### INSTRUCTIONS FOR THE TASK
Copy each line of the data below exactly, leaving out pictures.

### DATA TO USE
▼▼▼

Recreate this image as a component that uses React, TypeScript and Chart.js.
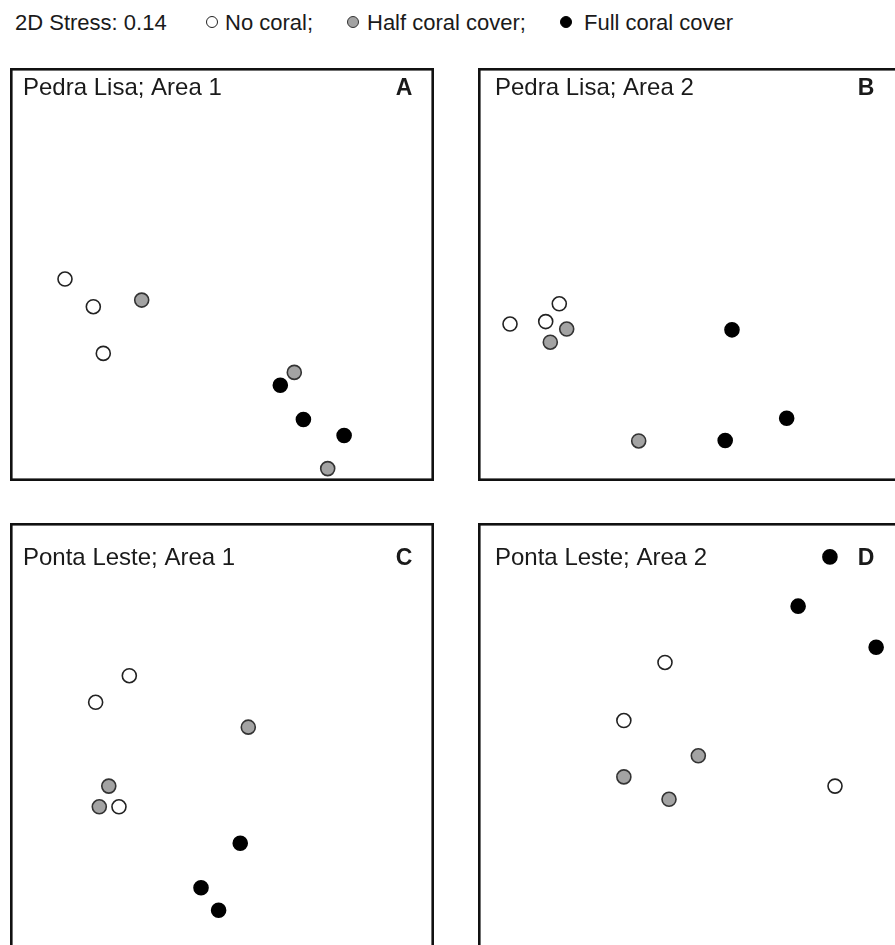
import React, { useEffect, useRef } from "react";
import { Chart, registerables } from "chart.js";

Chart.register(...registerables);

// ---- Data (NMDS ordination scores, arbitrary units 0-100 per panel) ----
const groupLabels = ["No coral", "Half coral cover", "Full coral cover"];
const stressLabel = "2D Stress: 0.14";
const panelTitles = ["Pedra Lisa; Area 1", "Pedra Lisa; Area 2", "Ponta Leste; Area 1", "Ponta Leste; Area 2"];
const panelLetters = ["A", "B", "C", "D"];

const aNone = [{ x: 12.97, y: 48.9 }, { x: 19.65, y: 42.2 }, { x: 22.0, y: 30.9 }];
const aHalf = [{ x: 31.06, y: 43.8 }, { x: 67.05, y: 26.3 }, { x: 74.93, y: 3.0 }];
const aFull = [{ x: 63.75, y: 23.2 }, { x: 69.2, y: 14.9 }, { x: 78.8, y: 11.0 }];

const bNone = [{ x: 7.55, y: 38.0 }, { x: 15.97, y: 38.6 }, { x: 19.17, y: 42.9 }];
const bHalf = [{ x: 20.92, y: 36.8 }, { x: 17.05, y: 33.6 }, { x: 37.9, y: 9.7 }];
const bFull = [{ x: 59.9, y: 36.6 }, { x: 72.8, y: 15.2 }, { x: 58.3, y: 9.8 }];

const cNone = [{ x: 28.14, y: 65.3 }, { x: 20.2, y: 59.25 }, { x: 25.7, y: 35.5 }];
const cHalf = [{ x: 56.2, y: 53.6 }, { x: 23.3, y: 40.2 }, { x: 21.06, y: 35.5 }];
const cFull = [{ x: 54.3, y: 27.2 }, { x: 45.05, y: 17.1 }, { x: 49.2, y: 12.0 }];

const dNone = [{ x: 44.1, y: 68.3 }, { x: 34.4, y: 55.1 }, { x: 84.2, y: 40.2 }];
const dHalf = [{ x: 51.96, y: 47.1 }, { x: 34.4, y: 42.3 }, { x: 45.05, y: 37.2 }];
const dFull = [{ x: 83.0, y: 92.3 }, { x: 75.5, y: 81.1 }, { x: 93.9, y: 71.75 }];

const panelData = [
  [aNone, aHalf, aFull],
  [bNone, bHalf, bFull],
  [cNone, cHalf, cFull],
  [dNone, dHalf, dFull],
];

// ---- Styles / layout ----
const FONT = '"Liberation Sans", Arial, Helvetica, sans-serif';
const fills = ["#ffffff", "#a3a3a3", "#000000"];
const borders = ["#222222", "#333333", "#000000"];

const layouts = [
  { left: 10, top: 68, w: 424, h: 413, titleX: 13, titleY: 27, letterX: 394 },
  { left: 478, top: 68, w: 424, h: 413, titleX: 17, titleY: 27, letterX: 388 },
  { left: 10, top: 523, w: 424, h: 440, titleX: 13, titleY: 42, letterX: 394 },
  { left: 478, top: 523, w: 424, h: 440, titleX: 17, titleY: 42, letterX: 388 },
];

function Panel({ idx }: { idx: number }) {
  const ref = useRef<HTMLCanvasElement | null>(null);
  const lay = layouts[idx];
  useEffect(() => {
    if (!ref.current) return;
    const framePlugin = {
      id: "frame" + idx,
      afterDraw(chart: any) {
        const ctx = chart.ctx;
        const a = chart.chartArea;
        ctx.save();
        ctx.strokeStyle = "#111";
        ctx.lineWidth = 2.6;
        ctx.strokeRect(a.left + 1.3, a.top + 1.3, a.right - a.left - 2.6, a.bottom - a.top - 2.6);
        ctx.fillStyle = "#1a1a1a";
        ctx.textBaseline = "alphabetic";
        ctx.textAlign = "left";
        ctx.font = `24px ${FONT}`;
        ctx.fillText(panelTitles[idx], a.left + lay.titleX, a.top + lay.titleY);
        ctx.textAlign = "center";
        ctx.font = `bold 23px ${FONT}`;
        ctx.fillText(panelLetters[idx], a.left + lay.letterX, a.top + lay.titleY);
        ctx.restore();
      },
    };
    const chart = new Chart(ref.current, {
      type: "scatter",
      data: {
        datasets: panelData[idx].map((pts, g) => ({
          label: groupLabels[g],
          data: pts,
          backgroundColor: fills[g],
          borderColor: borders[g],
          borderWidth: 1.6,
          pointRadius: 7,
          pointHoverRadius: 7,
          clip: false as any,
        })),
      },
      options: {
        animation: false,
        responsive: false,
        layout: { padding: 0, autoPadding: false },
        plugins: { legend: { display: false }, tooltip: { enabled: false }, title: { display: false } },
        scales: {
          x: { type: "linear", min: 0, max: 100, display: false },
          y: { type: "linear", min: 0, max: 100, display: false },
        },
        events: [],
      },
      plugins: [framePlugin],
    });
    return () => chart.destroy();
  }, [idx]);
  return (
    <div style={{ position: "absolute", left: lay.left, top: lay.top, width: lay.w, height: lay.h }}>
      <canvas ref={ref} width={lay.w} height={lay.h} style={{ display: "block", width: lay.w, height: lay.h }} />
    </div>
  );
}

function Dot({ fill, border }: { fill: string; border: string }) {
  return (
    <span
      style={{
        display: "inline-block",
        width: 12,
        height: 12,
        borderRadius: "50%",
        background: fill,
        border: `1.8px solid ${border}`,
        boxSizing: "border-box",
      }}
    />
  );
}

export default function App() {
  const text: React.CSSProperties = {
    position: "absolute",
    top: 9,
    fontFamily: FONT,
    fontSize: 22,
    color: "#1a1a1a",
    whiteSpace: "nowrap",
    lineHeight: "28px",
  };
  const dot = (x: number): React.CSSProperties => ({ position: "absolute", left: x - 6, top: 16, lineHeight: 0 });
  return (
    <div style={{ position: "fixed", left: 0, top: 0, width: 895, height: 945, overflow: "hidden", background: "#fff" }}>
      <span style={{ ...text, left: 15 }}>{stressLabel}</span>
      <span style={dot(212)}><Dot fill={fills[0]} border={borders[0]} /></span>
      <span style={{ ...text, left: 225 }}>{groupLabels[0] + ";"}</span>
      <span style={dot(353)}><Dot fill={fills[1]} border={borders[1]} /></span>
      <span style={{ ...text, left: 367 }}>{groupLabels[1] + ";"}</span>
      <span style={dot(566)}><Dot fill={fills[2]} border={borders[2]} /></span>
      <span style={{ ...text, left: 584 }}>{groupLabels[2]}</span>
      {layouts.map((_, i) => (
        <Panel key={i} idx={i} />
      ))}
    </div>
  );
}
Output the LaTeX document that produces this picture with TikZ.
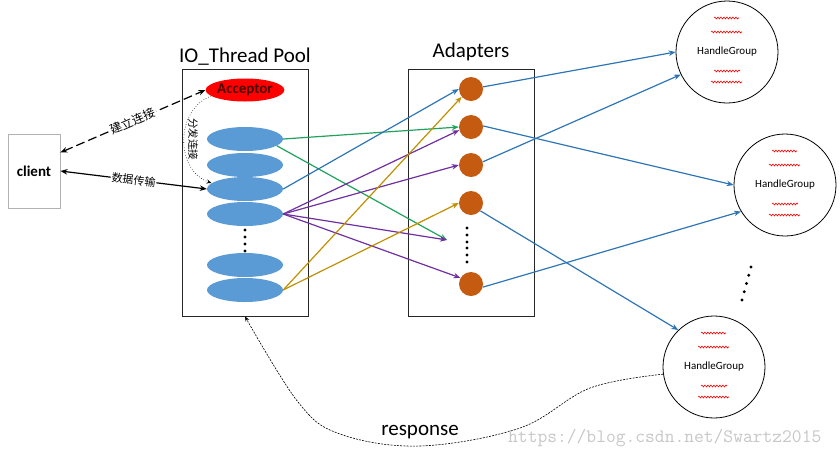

▲▲▲

### SOLVED PROBLEM
Recreate this image as a component that uses React, TypeScript and Chart.js.
import React, { useEffect, useRef } from "react";
import { Chart, registerables } from "chart.js";

Chart.register(...registerables);

// ---- Data (NMDS ordination scores, arbitrary units 0-100 per panel) ----
const groupLabels = ["No coral", "Half coral cover", "Full coral cover"];
const stressLabel = "2D Stress: 0.14";
const panelTitles = ["Pedra Lisa; Area 1", "Pedra Lisa; Area 2", "Ponta Leste; Area 1", "Ponta Leste; Area 2"];
const panelLetters = ["A", "B", "C", "D"];

const aNone = [{ x: 12.97, y: 48.9 }, { x: 19.65, y: 42.2 }, { x: 22.0, y: 30.9 }];
const aHalf = [{ x: 31.06, y: 43.8 }, { x: 67.05, y: 26.3 }, { x: 74.93, y: 3.0 }];
const aFull = [{ x: 63.75, y: 23.2 }, { x: 69.2, y: 14.9 }, { x: 78.8, y: 11.0 }];

const bNone = [{ x: 7.55, y: 38.0 }, { x: 15.97, y: 38.6 }, { x: 19.17, y: 42.9 }];
const bHalf = [{ x: 20.92, y: 36.8 }, { x: 17.05, y: 33.6 }, { x: 37.9, y: 9.7 }];
const bFull = [{ x: 59.9, y: 36.6 }, { x: 72.8, y: 15.2 }, { x: 58.3, y: 9.8 }];

const cNone = [{ x: 28.14, y: 65.3 }, { x: 20.2, y: 59.25 }, { x: 25.7, y: 35.5 }];
const cHalf = [{ x: 56.2, y: 53.6 }, { x: 23.3, y: 40.2 }, { x: 21.06, y: 35.5 }];
const cFull = [{ x: 54.3, y: 27.2 }, { x: 45.05, y: 17.1 }, { x: 49.2, y: 12.0 }];

const dNone = [{ x: 44.1, y: 68.3 }, { x: 34.4, y: 55.1 }, { x: 84.2, y: 40.2 }];
const dHalf = [{ x: 51.96, y: 47.1 }, { x: 34.4, y: 42.3 }, { x: 45.05, y: 37.2 }];
const dFull = [{ x: 83.0, y: 92.3 }, { x: 75.5, y: 81.1 }, { x: 93.9, y: 71.75 }];

const panelData = [
  [aNone, aHalf, aFull],
  [bNone, bHalf, bFull],
  [cNone, cHalf, cFull],
  [dNone, dHalf, dFull],
];

// ---- Styles / layout ----
const FONT = '"Liberation Sans", Arial, Helvetica, sans-serif';
const fills = ["#ffffff", "#a3a3a3", "#000000"];
const borders = ["#222222", "#333333", "#000000"];

const layouts = [
  { left: 10, top: 68, w: 424, h: 413, titleX: 13, titleY: 27, letterX: 394 },
  { left: 478, top: 68, w: 424, h: 413, titleX: 17, titleY: 27, letterX: 388 },
  { left: 10, top: 523, w: 424, h: 440, titleX: 13, titleY: 42, letterX: 394 },
  { left: 478, top: 523, w: 424, h: 440, titleX: 17, titleY: 42, letterX: 388 },
];

function Panel({ idx }: { idx: number }) {
  const ref = useRef<HTMLCanvasElement | null>(null);
  const lay = layouts[idx];
  useEffect(() => {
    if (!ref.current) return;
    const framePlugin = {
      id: "frame" + idx,
      afterDraw(chart: any) {
        const ctx = chart.ctx;
        const a = chart.chartArea;
        ctx.save();
        ctx.strokeStyle = "#111";
        ctx.lineWidth = 2.6;
        ctx.strokeRect(a.left + 1.3, a.top + 1.3, a.right - a.left - 2.6, a.bottom - a.top - 2.6);
        ctx.fillStyle = "#1a1a1a";
        ctx.textBaseline = "alphabetic";
        ctx.textAlign = "left";
        ctx.font = `24px ${FONT}`;
        ctx.fillText(panelTitles[idx], a.left + lay.titleX, a.top + lay.titleY);
        ctx.textAlign = "center";
        ctx.font = `bold 23px ${FONT}`;
        ctx.fillText(panelLetters[idx], a.left + lay.letterX, a.top + lay.titleY);
        ctx.restore();
      },
    };
    const chart = new Chart(ref.current, {
      type: "scatter",
      data: {
        datasets: panelData[idx].map((pts, g) => ({
          label: groupLabels[g],
          data: pts,
          backgroundColor: fills[g],
          borderColor: borders[g],
          borderWidth: 1.6,
          pointRadius: 7,
          pointHoverRadius: 7,
          clip: false as any,
        })),
      },
      options: {
        animation: false,
        responsive: false,
        layout: { padding: 0, autoPadding: false },
        plugins: { legend: { display: false }, tooltip: { enabled: false }, title: { display: false } },
        scales: {
          x: { type: "linear", min: 0, max: 100, display: false },
          y: { type: "linear", min: 0, max: 100, display: false },
        },
        events: [],
      },
      plugins: [framePlugin],
    });
    return () => chart.destroy();
  }, [idx]);
  return (
    <div style={{ position: "absolute", left: lay.left, top: lay.top, width: lay.w, height: lay.h }}>
      <canvas ref={ref} width={lay.w} height={lay.h} style={{ display: "block", width: lay.w, height: lay.h }} />
    </div>
  );
}

function Dot({ fill, border }: { fill: string; border: string }) {
  return (
    <span
      style={{
        display: "inline-block",
        width: 12,
        height: 12,
        borderRadius: "50%",
        background: fill,
        border: `1.8px solid ${border}`,
        boxSizing: "border-box",
      }}
    />
  );
}

export default function App() {
  const text: React.CSSProperties = {
    position: "absolute",
    top: 9,
    fontFamily: FONT,
    fontSize: 22,
    color: "#1a1a1a",
    whiteSpace: "nowrap",
    lineHeight: "28px",
  };
  const dot = (x: number): React.CSSProperties => ({ position: "absolute", left: x - 6, top: 16, lineHeight: 0 });
  return (
    <div style={{ position: "fixed", left: 0, top: 0, width: 895, height: 945, overflow: "hidden", background: "#fff" }}>
      <span style={{ ...text, left: 15 }}>{stressLabel}</span>
      <span style={dot(212)}><Dot fill={fills[0]} border={borders[0]} /></span>
      <span style={{ ...text, left: 225 }}>{groupLabels[0] + ";"}</span>
      <span style={dot(353)}><Dot fill={fills[1]} border={borders[1]} /></span>
      <span style={{ ...text, left: 367 }}>{groupLabels[1] + ";"}</span>
      <span style={dot(566)}><Dot fill={fills[2]} border={borders[2]} /></span>
      <span style={{ ...text, left: 584 }}>{groupLabels[2]}</span>
      {layouts.map((_, i) => (
        <Panel key={i} idx={i} />
      ))}
    </div>
  );
}
Output the LaTeX document that produces this picture with TikZ.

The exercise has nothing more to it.